Material:
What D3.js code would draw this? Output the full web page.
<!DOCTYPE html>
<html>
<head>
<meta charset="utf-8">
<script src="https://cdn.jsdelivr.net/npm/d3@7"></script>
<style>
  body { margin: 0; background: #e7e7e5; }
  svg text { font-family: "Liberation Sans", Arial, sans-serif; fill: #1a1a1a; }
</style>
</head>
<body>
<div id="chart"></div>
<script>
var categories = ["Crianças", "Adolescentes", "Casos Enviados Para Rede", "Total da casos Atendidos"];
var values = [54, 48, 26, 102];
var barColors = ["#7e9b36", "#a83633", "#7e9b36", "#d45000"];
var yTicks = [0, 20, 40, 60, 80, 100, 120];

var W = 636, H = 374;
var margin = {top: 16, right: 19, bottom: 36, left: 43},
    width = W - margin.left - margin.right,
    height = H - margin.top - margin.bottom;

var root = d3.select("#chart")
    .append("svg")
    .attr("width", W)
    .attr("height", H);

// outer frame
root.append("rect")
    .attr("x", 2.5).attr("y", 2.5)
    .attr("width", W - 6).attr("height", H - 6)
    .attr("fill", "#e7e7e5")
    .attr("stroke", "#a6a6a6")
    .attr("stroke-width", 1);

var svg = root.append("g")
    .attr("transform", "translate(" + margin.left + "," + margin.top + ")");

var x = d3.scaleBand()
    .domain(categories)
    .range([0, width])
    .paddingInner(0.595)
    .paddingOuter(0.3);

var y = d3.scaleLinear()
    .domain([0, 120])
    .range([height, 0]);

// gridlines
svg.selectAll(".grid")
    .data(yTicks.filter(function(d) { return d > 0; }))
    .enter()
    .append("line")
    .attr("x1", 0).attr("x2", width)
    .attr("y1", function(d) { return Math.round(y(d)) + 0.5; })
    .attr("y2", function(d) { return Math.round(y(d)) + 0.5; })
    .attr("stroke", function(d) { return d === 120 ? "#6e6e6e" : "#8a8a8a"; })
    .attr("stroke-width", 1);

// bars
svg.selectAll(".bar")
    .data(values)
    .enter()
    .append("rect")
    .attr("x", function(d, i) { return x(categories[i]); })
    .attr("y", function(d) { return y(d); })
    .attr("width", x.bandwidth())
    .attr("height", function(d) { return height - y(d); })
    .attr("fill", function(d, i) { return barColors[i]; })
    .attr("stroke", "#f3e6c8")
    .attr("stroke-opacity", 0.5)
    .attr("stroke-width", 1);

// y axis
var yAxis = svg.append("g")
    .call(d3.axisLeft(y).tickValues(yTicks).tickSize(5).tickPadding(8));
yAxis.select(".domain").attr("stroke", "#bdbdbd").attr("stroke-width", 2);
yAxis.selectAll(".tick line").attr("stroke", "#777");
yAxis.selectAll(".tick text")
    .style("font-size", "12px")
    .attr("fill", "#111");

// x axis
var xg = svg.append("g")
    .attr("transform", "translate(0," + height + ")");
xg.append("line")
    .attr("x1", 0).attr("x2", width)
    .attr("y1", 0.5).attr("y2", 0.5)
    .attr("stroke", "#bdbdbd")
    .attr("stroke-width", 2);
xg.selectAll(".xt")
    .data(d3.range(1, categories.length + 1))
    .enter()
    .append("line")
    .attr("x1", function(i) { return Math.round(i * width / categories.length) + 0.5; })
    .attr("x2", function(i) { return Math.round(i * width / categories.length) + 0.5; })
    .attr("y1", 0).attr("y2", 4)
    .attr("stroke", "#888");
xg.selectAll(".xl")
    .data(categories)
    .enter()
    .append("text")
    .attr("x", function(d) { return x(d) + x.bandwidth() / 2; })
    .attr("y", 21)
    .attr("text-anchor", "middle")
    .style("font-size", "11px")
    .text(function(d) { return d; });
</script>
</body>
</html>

Task statement: Recopy all the lines exactly as they appear.

Expected answer:
What D3.js code would draw this? Output the full web page.
<!DOCTYPE html>
<html>
<head>
<meta charset="utf-8">
<script src="https://cdn.jsdelivr.net/npm/d3@7"></script>
<style>
  body { margin: 0; background: #e7e7e5; }
  svg text { font-family: "Liberation Sans", Arial, sans-serif; fill: #1a1a1a; }
</style>
</head>
<body>
<div id="chart"></div>
<script>
var categories = ["Crianças", "Adolescentes", "Casos Enviados Para Rede", "Total da casos Atendidos"];
var values = [54, 48, 26, 102];
var barColors = ["#7e9b36", "#a83633", "#7e9b36", "#d45000"];
var yTicks = [0, 20, 40, 60, 80, 100, 120];

var W = 636, H = 374;
var margin = {top: 16, right: 19, bottom: 36, left: 43},
    width = W - margin.left - margin.right,
    height = H - margin.top - margin.bottom;

var root = d3.select("#chart")
    .append("svg")
    .attr("width", W)
    .attr("height", H);

// outer frame
root.append("rect")
    .attr("x", 2.5).attr("y", 2.5)
    .attr("width", W - 6).attr("height", H - 6)
    .attr("fill", "#e7e7e5")
    .attr("stroke", "#a6a6a6")
    .attr("stroke-width", 1);

var svg = root.append("g")
    .attr("transform", "translate(" + margin.left + "," + margin.top + ")");

var x = d3.scaleBand()
    .domain(categories)
    .range([0, width])
    .paddingInner(0.595)
    .paddingOuter(0.3);

var y = d3.scaleLinear()
    .domain([0, 120])
    .range([height, 0]);

// gridlines
svg.selectAll(".grid")
    .data(yTicks.filter(function(d) { return d > 0; }))
    .enter()
    .append("line")
    .attr("x1", 0).attr("x2", width)
    .attr("y1", function(d) { return Math.round(y(d)) + 0.5; })
    .attr("y2", function(d) { return Math.round(y(d)) + 0.5; })
    .attr("stroke", function(d) { return d === 120 ? "#6e6e6e" : "#8a8a8a"; })
    .attr("stroke-width", 1);

// bars
svg.selectAll(".bar")
    .data(values)
    .enter()
    .append("rect")
    .attr("x", function(d, i) { return x(categories[i]); })
    .attr("y", function(d) { return y(d); })
    .attr("width", x.bandwidth())
    .attr("height", function(d) { return height - y(d); })
    .attr("fill", function(d, i) { return barColors[i]; })
    .attr("stroke", "#f3e6c8")
    .attr("stroke-opacity", 0.5)
    .attr("stroke-width", 1);

// y axis
var yAxis = svg.append("g")
    .call(d3.axisLeft(y).tickValues(yTicks).tickSize(5).tickPadding(8));
yAxis.select(".domain").attr("stroke", "#bdbdbd").attr("stroke-width", 2);
yAxis.selectAll(".tick line").attr("stroke", "#777");
yAxis.selectAll(".tick text")
    .style("font-size", "12px")
    .attr("fill", "#111");

// x axis
var xg = svg.append("g")
    .attr("transform", "translate(0," + height + ")");
xg.append("line")
    .attr("x1", 0).attr("x2", width)
    .attr("y1", 0.5).attr("y2", 0.5)
    .attr("stroke", "#bdbdbd")
    .attr("stroke-width", 2);
xg.selectAll(".xt")
    .data(d3.range(1, categories.length + 1))
    .enter()
    .append("line")
    .attr("x1", function(i) { return Math.round(i * width / categories.length) + 0.5; })
    .attr("x2", function(i) { return Math.round(i * width / categories.length) + 0.5; })
    .attr("y1", 0).attr("y2", 4)
    .attr("stroke", "#888");
xg.selectAll(".xl")
    .data(categories)
    .enter()
    .append("text")
    .attr("x", function(d) { return x(d) + x.bandwidth() / 2; })
    .attr("y", 21)
    .attr("text-anchor", "middle")
    .style("font-size", "11px")
    .text(function(d) { return d; });
</script>
</body>
</html>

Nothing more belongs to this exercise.